Когда девочки постарше начали биться в конвульсиях, в игру вступили дополнительные силы. Пятеро из тех, кто вскоре станет самыми ярыми обвинительницами, впервые вышли на сцену лишь после напористого свидетельства Титубы. Все они были служанками и достигли возраста, когда подростки с восторгом бросаются из засады на взрослых, когда зависимые условия приводят к бунту. У них могла иметься программа, которой они следовали более осторожно, чем Абигейл Хоббс. Они уже познали проблемы, пока незнакомые девочкам помладше, уже углубились в чащу греха и соблазнов, которую так искусно обрисовала Элизабет Нэпп. Они лучше улавливали конфликты, требования, секреты и авансы взрослых, лучше чувствовали волков в овечьей шкуре. Играл ли тут роль элемент сексуальности? Можно как угодно расценивать уколы, клевки и щипки, брошенные в пространство вилы, выгнутые с намеком спины и яростно сжатые колени. До нас не дошло ни одного конкретного свидетельства.

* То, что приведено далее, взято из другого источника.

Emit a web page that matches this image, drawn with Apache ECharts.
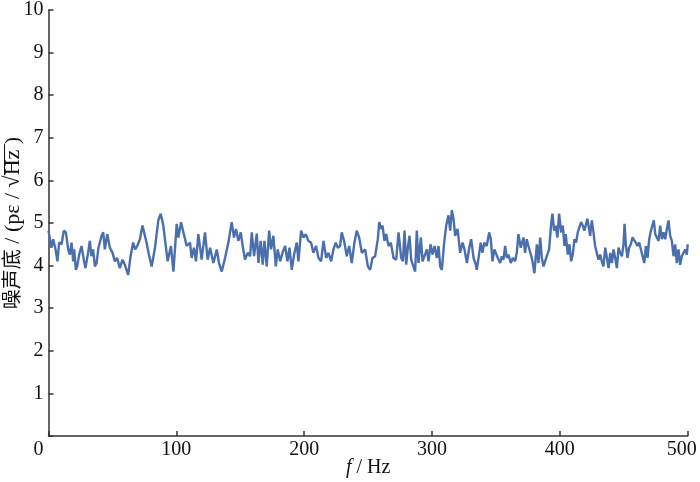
<!DOCTYPE html>
<html>
<head>
<meta charset="utf-8">
<script src="https://cdn.jsdelivr.net/npm/echarts@6/dist/echarts.min.js"></script>
<style>html,body{margin:0;padding:0;background:#fff;}#c{width:700px;height:482px;}</style>
</head>
<body>
<div id="c"></div>
<script>
const freqHz = [0,2.3,3.7,5.5,7.0,8.3,10.2,12.0,13.6,15.4,16.7,18.0,19.3,20.1,21.4,22.4,24.0,25.8,27.6,28.9,31.0,32.3,33.6,34.9,36.3,37.6,39.1,41.5,42.8,44.1,45.9,48.0,50.1,51.9,53.7,55.8,57.9,59.7,62.3,64.2,66.2,67.8,69.4,71.5,73.5,74.8,76.7,78.5,80.7,83.3,85.9,87.8,89.8,91.1,93.2,95.8,97.7,100.3,101.6,103.7,105.5,108.1,110.7,112.0,113.8,115.4,117.2,119.8,122.4,124.5,126.4,129.0,131.6,133.4,135.5,138.1,140.7,143.3,145.1,146.7,148.5,150.4,151.9,153.7,155.8,157.7,159.0,160.8,162.9,164.2,166.0,167.6,168.9,170.7,172.6,174.1,175.9,177.8,179.3,181.2,183.0,185.1,186.9,188.5,190.3,192.1,194.2,195.5,197.6,199.4,201.2,203.3,205.4,207.2,209.3,211.2,213.2,215.1,217.2,219.0,221.1,222.9,224.7,226.3,228.1,229.4,231.5,233.3,235.2,237.2,239.3,241.1,243.0,245.1,247.7,249.8,251.6,253.4,255.5,257.6,258.7,260.2,261.3,262.8,264.1,266.0,267.8,269.9,272.0,273.8,275.9,277.2,278.5,279.8,281.1,282.4,283.7,285.0,286.8,288.1,289.4,291.3,292.6,294.1,296.0,297.3,298.8,300.4,302.0,303.8,305.1,306.4,307.7,309.5,311.1,312.9,314.2,315.5,316.8,318.1,320.0,322.0,323.9,325.4,327.3,329.1,330.6,332.5,334.3,335.0,336.4,338.1,339.4,341.0,342.8,344.7,346.0,347.3,348.8,350.1,351.4,353.3,354.6,355.9,357.2,358.5,359.8,361.6,363.2,365.0,366.3,367.6,369.4,371.5,372.8,374.1,375.4,377.3,378.6,380.1,382.0,383.3,384.6,385.9,387.2,388.5,389.8,391.6,393.2,394.2,395.5,396.8,398.1,399.4,401.0,402.3,403.6,404.6,406.2,407.5,408.8,410.1,411.4,412.7,414.0,415.3,416.6,417.9,419.2,420.5,421.5,422.6,423.7,425.0,426.3,427.6,428.9,430.2,431.5,432.8,434.1,435.5,436.8,438.1,439.4,440.7,442.0,443.3,444.6,445.9,447.2,448.5,449.8,450.6,451.6,452.9,454.2,455.5,456.8,458.1,459.4,460.7,462.0,463.4,464.7,466.0,467.3,468.6,469.9,471.2,472.5,473.5,474.6,475.9,477.2,478.5,479.8,481.1,482.4,483.7,485.0,486.3,487.6,488.9,490.2,491.5,492.8,494.1,495.4,496.7,498.0,499.3,500.0];
const noiseFloor = [4.82,4.42,4.62,4.38,4.10,4.54,4.50,4.82,4.78,4.38,4.26,4.54,4.10,4.38,3.90,3.98,4.26,4.46,4.14,3.94,4.30,4.58,4.22,4.38,3.98,4.06,4.42,4.70,4.78,4.38,4.74,4.42,4.30,4.10,4.18,3.94,4.14,4.02,3.78,4.22,4.54,4.38,4.46,4.62,4.94,4.78,4.54,4.26,3.98,4.42,5.06,5.22,4.94,4.98,4.10,4.46,3.86,4.98,4.66,5.02,4.78,4.46,4.54,4.18,4.42,4.10,4.74,4.14,4.78,4.14,4.42,4.06,4.38,4.06,3.86,4.18,4.54,5.02,4.66,4.86,4.58,4.78,4.46,4.14,4.30,4.22,4.78,4.22,4.75,4.06,4.58,4.02,4.58,3.98,4.82,4.38,4.70,3.98,4.38,4.10,4.30,4.46,4.10,4.42,3.90,4.26,4.54,4.10,4.82,4.66,4.74,4.58,4.54,4.30,4.46,4.18,4.10,4.58,4.18,4.30,4.10,4.38,4.54,4.42,4.46,4.78,4.54,4.22,4.46,4.06,4.54,4.82,4.66,4.30,4.38,3.98,3.90,4.18,4.22,4.62,5.02,4.86,4.94,4.58,4.74,4.46,4.54,4.18,4.14,4.78,4.18,4.10,4.82,4.02,4.42,4.70,4.14,4.02,3.86,4.82,4.06,4.66,4.10,4.06,4.38,4.10,4.50,4.26,4.46,4.18,4.46,3.98,3.90,4.54,4.94,5.18,4.82,5.30,5.10,4.70,4.86,4.30,4.54,4.38,4.06,4.42,4.62,4.18,4.02,3.90,4.18,4.54,4.30,4.54,4.46,4.78,4.62,4.10,4.38,4.42,4.18,4.06,4.22,4.14,4.46,4.18,4.26,4.06,4.18,4.10,4.30,4.74,4.42,4.66,4.30,4.62,4.46,4.26,4.10,3.82,4.50,4.06,4.66,4.18,3.98,3.94,4.22,4.38,4.98,5.22,4.82,4.94,4.66,5.22,4.78,4.94,4.46,4.74,4.26,4.50,4.10,4.26,4.62,4.54,4.78,4.82,5.02,4.94,4.82,4.80,5.10,5.14,4.70,5.06,4.78,4.46,4.50,4.14,4.26,4.10,3.98,4.42,4.18,3.94,4.30,4.06,4.38,4.18,3.94,4.42,4.30,4.22,4.50,4.98,4.50,4.18,4.42,4.50,4.66,4.62,4.54,4.46,4.54,4.38,4.42,4.06,4.46,4.18,4.62,4.82,4.78,5.06,4.74,4.70,4.58,4.94,4.62,4.78,4.62,4.86,5.06,4.70,4.58,4.22,4.50,4.06,4.38,4.02,4.22,4.18,4.38,4.26,4.50];
const xTicks = [0,100,200,300,400,500];
const yTicks = [0,1,2,3,4,5,6,7,8,9,10];

const seriesData = freqHz.map((f, i) => [f, noiseFloor[i]]);
const serif = '"Liberation Serif","Noto Sans CJK SC",serif';
const axisColor = '#333';
const txt = '#111';
const fs = 20;

// overline image for the square-root bar
const bar = document.createElement('canvas');
bar.width = 20; bar.height = 40;
(function(){ const g = bar.getContext('2d'); g.fillStyle = txt; g.fillRect(0, 3, 20, 2); })();

const chart = echarts.init(document.getElementById('c'), null, {renderer: 'canvas'});
chart.setOption({
  animation: false,
  backgroundColor: '#fff',
  grid: {left: 48.5, right: 12.3, top: 10, bottom: 46, containLabel: false, outerBoundsMode: 'none'},
  xAxis: {
    type: 'value',
    min: xTicks[0], max: xTicks[xTicks.length - 1], interval: 100,
    name: '{i|f} / Hz',
    nameLocation: 'middle',
    nameGap: 22,
    nameMoveOverlap: false,
    nameTextStyle: {fontFamily: serif, fontSize: fs, color: txt,
      rich: {i: {fontFamily: serif, fontSize: fs, fontStyle: 'italic', color: txt}}},
    axisLine: {show: true, lineStyle: {color: axisColor, width: 1.5}},
    axisTick: {show: true, inside: true, length: 5, lineStyle: {color: axisColor, width: 1.5}},
    axisLabel: {fontFamily: serif, fontSize: fs, color: txt, margin: 4,
      formatter: v => v === 0 ? '{z|0}' : (v === 500 ? '{m|500}' : String(v)),
      rich: {
        z: {fontFamily: serif, fontSize: fs, color: txt, padding: [0, 20, 0, 0]},
        m: {fontFamily: serif, fontSize: fs, color: txt, padding: [0, 12, 0, 0]}
      }},
    splitLine: {show: false}
  },
  yAxis: {
    type: 'value',
    min: yTicks[0], max: yTicks[yTicks.length - 1], interval: 1,
    name: '{c|噪声底}{l| / (pε / √}{o|Hz }{l|)}',
    nameLocation: 'middle',
    nameGap: 24,
    nameMoveOverlap: false,
    nameRotate: 90,
    nameTextStyle: {fontFamily: serif, fontSize: fs, color: txt,
      rich: {
        c: {fontFamily: serif, fontSize: 20, color: txt},
        l: {fontFamily: serif, fontSize: 22, color: txt},
        o: {fontFamily: serif, fontSize: 22, color: txt, backgroundColor: {image: bar}}
      }},
    axisLine: {show: true, lineStyle: {color: axisColor, width: 1.5}},
    axisTick: {show: true, inside: true, length: 5, lineStyle: {color: axisColor, width: 1.5}},
    axisLabel: {fontFamily: serif, fontSize: fs, color: txt, margin: 5,
      formatter: v => v === 0 ? '' : String(v)},
    splitLine: {show: false}
  },
  series: [{
    type: 'line',
    data: seriesData,
    showSymbol: false,
    smooth: false,
    lineStyle: {color: '#4a6fad', width: 2.4},
    clip: true
  }]
});
</script>
</body>
</html>
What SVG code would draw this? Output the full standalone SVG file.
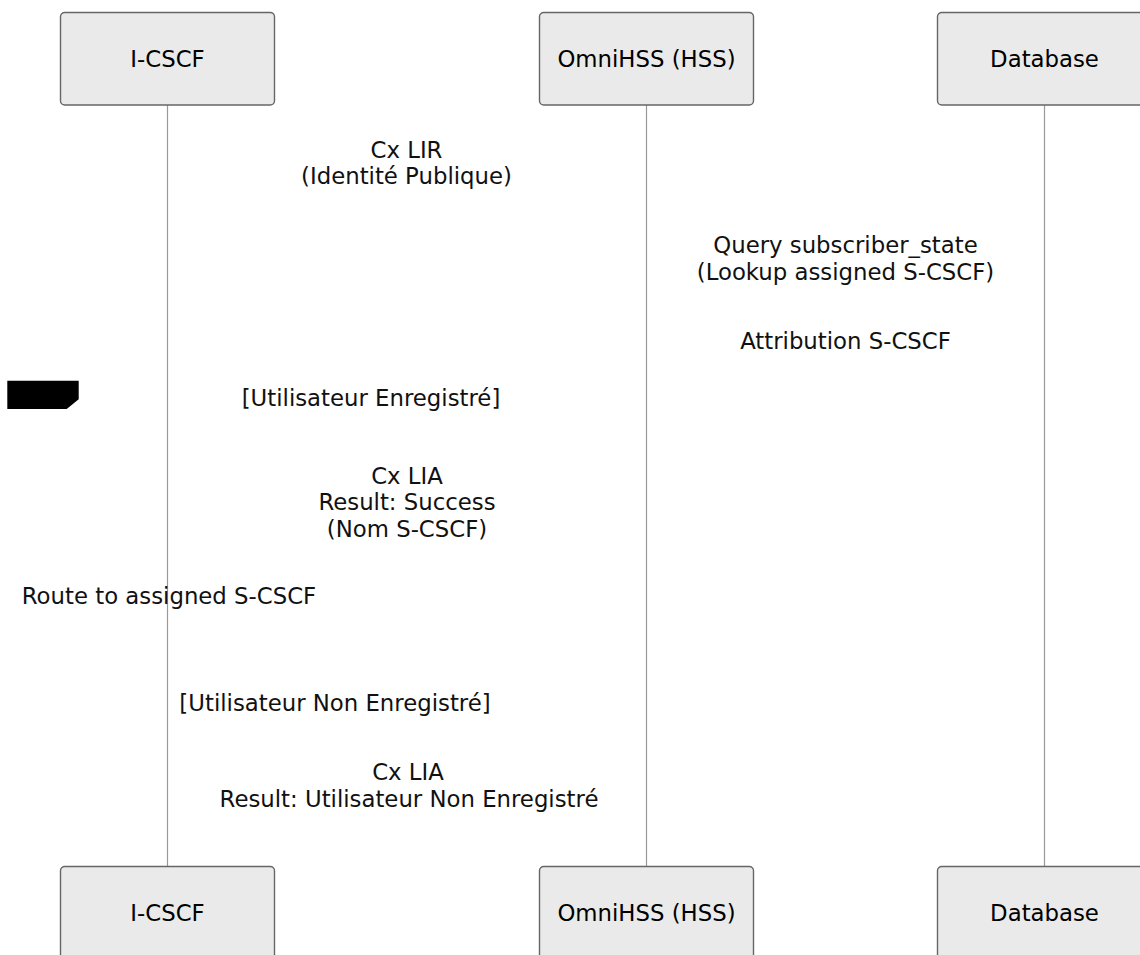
<svg xmlns="http://www.w3.org/2000/svg" width="1140" height="955" viewBox="0 0 1140 955">
<style>
.actor{fill:#eaeaea;stroke:#666;stroke-width:1.4}
.atext{font-family:"DejaVu Sans","Liberation Sans",sans-serif;font-size:22.8px;fill:#000;text-anchor:middle;dominant-baseline:central}
.mtext{font-family:"DejaVu Sans","Liberation Sans",sans-serif;font-size:22.8px;fill:#111;text-anchor:middle}
.life{stroke:#999;stroke-width:1.2;fill:none}
</style>
<rect width="1140" height="955" fill="#fff"/>
<g id="connectors">
<line class="life" x1="167.5" y1="105" x2="167.5" y2="867"/>
<line class="life" x1="646.5" y1="105" x2="646.5" y2="867"/>
<line class="life" x1="1044.5" y1="105" x2="1044.5" y2="867"/>
</g>
<g id="actor-icscf-top"><rect class="actor" x="60.5" y="12.5" width="214" height="92.5" rx="4.3"/><text class="atext" x="167.5" y="59">I-CSCF</text></g>
<g id="actor-hss-top"><rect class="actor" x="539.5" y="12.5" width="214" height="92.5" rx="4.3"/><text class="atext" x="646.5" y="59">OmniHSS (HSS)</text></g>
<g id="actor-db-top"><rect class="actor" x="937.5" y="12.5" width="214" height="92.5" rx="4.3"/><text class="atext" x="1044.5" y="59">Database</text></g>
<g id="actor-icscf-bottom"><rect class="actor" x="60.5" y="866.5" width="214" height="92.5" rx="4.3"/><text class="atext" x="167.5" y="913">I-CSCF</text></g>
<g id="actor-hss-bottom"><rect class="actor" x="539.5" y="866.5" width="214" height="92.5" rx="4.3"/><text class="atext" x="646.5" y="913">OmniHSS (HSS)</text></g>
<g id="actor-db-bottom"><rect class="actor" x="937.5" y="866.5" width="214" height="92.5" rx="4.3"/><text class="atext" x="1044.5" y="913">Database</text></g>
<g id="alt-label"><polygon points="7.3,380.7 78.7,380.7 78.7,399.3 66.7,409 7.3,409" fill="#000"/></g>
<g id="messages">
<text class="mtext" x="406.5" y="157.5">Cx LIR</text>
<text class="mtext" x="406.5" y="184">(Identité Publique)</text>
<text class="mtext" x="845.5" y="252.5">Query subscriber_state</text>
<text class="mtext" x="845.5" y="279.5">(Lookup assigned S-CSCF)</text>
<text class="mtext" x="845.5" y="349">Attribution S-CSCF</text>
<text class="mtext" x="371" y="405.5">[Utilisateur Enregistré]</text>
<text class="mtext" x="407" y="483.5">Cx LIA</text>
<text class="mtext" x="407" y="510">Result: Success</text>
<text class="mtext" x="407" y="537">(Nom S-CSCF)</text>
<text class="mtext" x="169" y="604">Route to assigned S-CSCF</text>
<text class="mtext" x="335" y="711">[Utilisateur Non Enregistré]</text>
<text class="mtext" x="408" y="780">Cx LIA</text>
<text class="mtext" x="409" y="807">Result: Utilisateur Non Enregistré</text>
</g>
</svg>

В основном на ведьм в их постелях жаловались мужчины. Но что в юности не сопряжено с эротическими страхами и вожделением? [82] Битва за душу мечущейся и стонущей молодой женщины, конечно же, щекотала нервы кое-кого у ее кровати. А мужские отзывчивые руки никак не могли быть нежеланными. В 1693 году Маргарет Рул прогнала собравшихся вокруг ее ложа женщин, но не мужчин. Особенно активно она останавливала одного молодого посетителя: схватив его за руки, девушка усадила юношу обратно на место.